Jezus zrobił „test” Piłatowi. Zapytał Go: «Czy to mówisz od siebie, czy też inni powiedzieli ci o Mnie?». Chrystus nie chciał spotykać się z całym społeczeństwem w jednej osobie, lecz chciał nawiązać osobisty kontakt…Dlatego, gdy przychodzimy do Zbawiciela, to nie mówmy, co o Nim sądzą inni. Niech te osoby same przyjdą do Chrystusa. Ty postaraj się mieć indywidualną relację z Jezusem. On przychodzi do Twojego życia, odpowiada na Twoje pytania i chce dać rady dostosowane do Twojego sposobu odbierania świata…

Dialog z Poncjuszem Piłatem pokazuje kolejną cechę ludzkich działań. Wiele osób chce dobrze, ale są postawieni w niezbyt wygodnych okolicznościach. Piłat jasno powiedział Jezusowi, że nie jest Żydem i nie za bardzo rozumie, dlaczego muszą rozmawiać w tak nieprzyjemnym kontekście. Podobnie jest z naszymi rozmówcami i nami samymi. Bardzo często nie jest nam dany dostęp do czyjegoś położenia i oceniamy go pobieżnie. Wyciągamy wnioski z tego, co widzimy i co nam  powiedzieli inni. Niestety, nie zawsze jest do dobry opis kogoś życia. Nie raz sami zostaliśmy i zostaniemy z tego powodu zranieni. Inni nie wiedzą co „nam w duszy gra”, więc reagują na nas tak jak reagują…

 

Czy ta wiedza nie zachęca nas do tego, byśmy więcej o sobie mówili? Nie oczekujmy, że inni będą nam czytać w myślach. Wydaje się, że największy problem mają z tym kobiety… One zakładają, że pewne rzeczy są oczywiste. A wcale tak nie jest!  Nie powiesz, nie masz. Sorry Winnetou…

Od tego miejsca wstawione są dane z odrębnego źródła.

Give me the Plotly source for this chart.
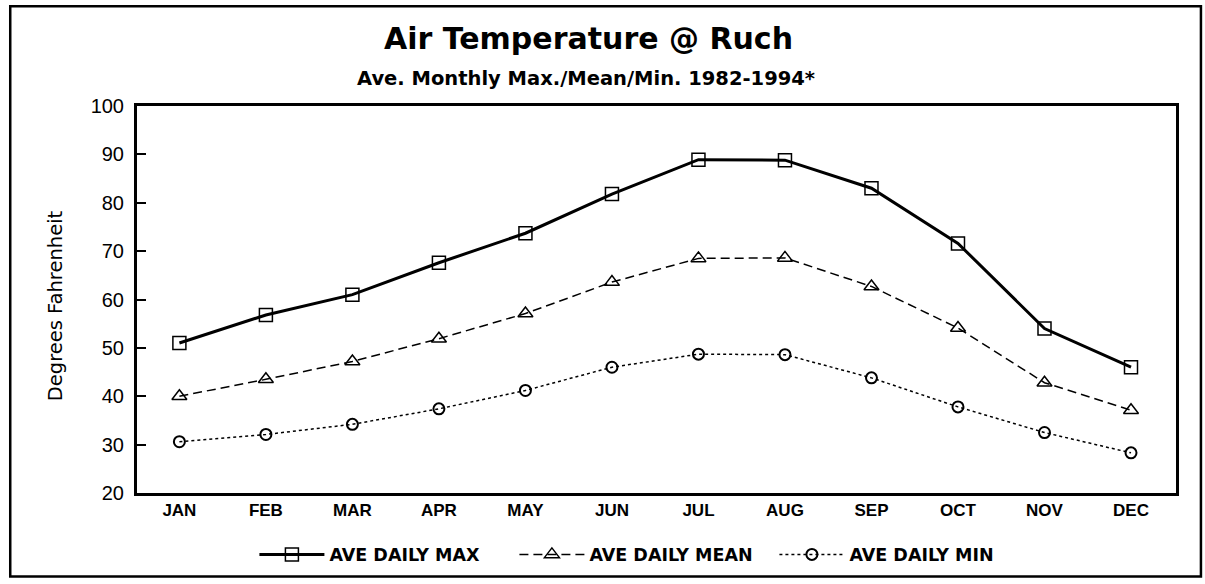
import plotly.graph_objects as go

months = ["JAN", "FEB", "MAR", "APR", "MAY", "JUN", "JUL", "AUG", "SEP", "OCT", "NOV", "DEC"]
ave_max = [51, 56.8, 61, 67.6, 73.7, 81.8, 88.9, 88.8, 83, 71.6, 54, 46]
ave_mean = [40, 43.5, 47.2, 51.9, 57.1, 63.6, 68.5, 68.6, 62.7, 54.1, 42.8, 37.1]
ave_min = [30.6, 32.1, 34.2, 37.4, 41.2, 46, 48.7, 48.6, 43.8, 37.8, 32.5, 28.3]

ARIAL = "Arial, Liberation Sans, sans-serif"
DEJAVU = "DejaVu Sans, sans-serif"

fig = go.Figure()
fig.add_trace(go.Scatter(
    x=months, y=ave_max, name="AVE DAILY MAX", mode="lines+markers",
    line=dict(color="black", width=3, dash="solid"),
    marker=dict(symbol="square-open", size=13, color="black", line=dict(width=1.5)),
))
fig.add_trace(go.Scatter(
    x=months, y=ave_mean, name="AVE DAILY MEAN", mode="lines+markers",
    line=dict(color="black", width=1.5, dash="9px,5px"),
    marker=dict(symbol="triangle-up-open", size=13, color="black", line=dict(width=1.5)),
))
fig.add_trace(go.Scatter(
    x=months, y=ave_min, name="AVE DAILY MIN", mode="lines+markers",
    line=dict(color="black", width=1.5, dash="dot"),
    marker=dict(symbol="circle-open", size=11, color="black", line=dict(width=2)),
))

fig.update_layout(
    width=1205, height=584,
    margin=dict(l=137, r=29, t=106, b=88),
    paper_bgcolor="white", plot_bgcolor="white",
    font=dict(family=ARIAL, color="black"),
    showlegend=True,
    legend=dict(orientation="h", x=0.113, xanchor="left", y=-0.159, yanchor="middle",
                font=dict(size=17.5, family=DEJAVU, color="black", weight="bold"),
                itemwidth=65, entrywidth=180, traceorder="normal"),
    annotations=[
        dict(text="<b>Air Temperature @ Ruch</b>", xref="paper", yref="paper",
             x=0.435, y=1.174, xanchor="center", yanchor="middle", showarrow=False,
             font=dict(size=30, family=DEJAVU, color="black")),
        dict(text="<b>Ave. Monthly Max./Mean/Min. 1982-1994*</b>", xref="paper", yref="paper",
             x=0.432, y=1.072, xanchor="center", yanchor="middle", showarrow=False,
             font=dict(size=19.5, family=DEJAVU, color="black")),
        dict(text="Degrees Fahrenheit", xref="paper", yref="paper",
             x=-0.079, y=0.485, xanchor="center", yanchor="middle", showarrow=False,
             textangle=-90, font=dict(size=19.5, family=DEJAVU, color="black")),
    ],
    shapes=[
        dict(type="rect", xref="paper", yref="paper", x0=-0.122, x1=1.024, y0=-0.216, y1=1.258,
             line=dict(color="black", width=2.5), fillcolor="rgba(0,0,0,0)"),
    ],
)

fig.update_xaxes(
    range=[-0.49, 11.52], showgrid=False, zeroline=False,
    showline=True, linecolor="black", linewidth=3, mirror=True,
    ticks="", tickfont=dict(size=17, family=ARIAL, color="black"),
    tickmode="array", tickvals=months, ticktext=["<b>%s</b>" % m for m in months],
)
fig.update_yaxes(
    range=[20, 100], dtick=10, showgrid=False, zeroline=False,
    showline=True, linecolor="black", linewidth=3, mirror=True,
    ticks="inside", ticklen=9, tickwidth=2, tickcolor="black",
    ticklabelstandoff=6,
    tickfont=dict(size=20, family=ARIAL, color="black"),
)

fig.write_html("out.html", config={"displayModeBar": False},
               post_script="document.body.style.margin='0';")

Podsumowując, jak bardzo dobrze wiemy, czasami nawet za bardzo, życie nie jest bajką i oddanie w nim tronu Chrystusowi nie jest prostą sprawą. Niemniej, mimo tego, że mamy „pokręcony świat”, warto walczyć o To, by Jezus królował w naszych postawieniach… Ta bitwa naprawdę przynosi niesamowite owoce!

 

Ks. Piotr Śliżewski

Tekst jest podstawą video- komentarza do Ewangelii (34 Niedziela zwykła, J 18, 33b-37) pod tytułem „ewangeliczna kropka”.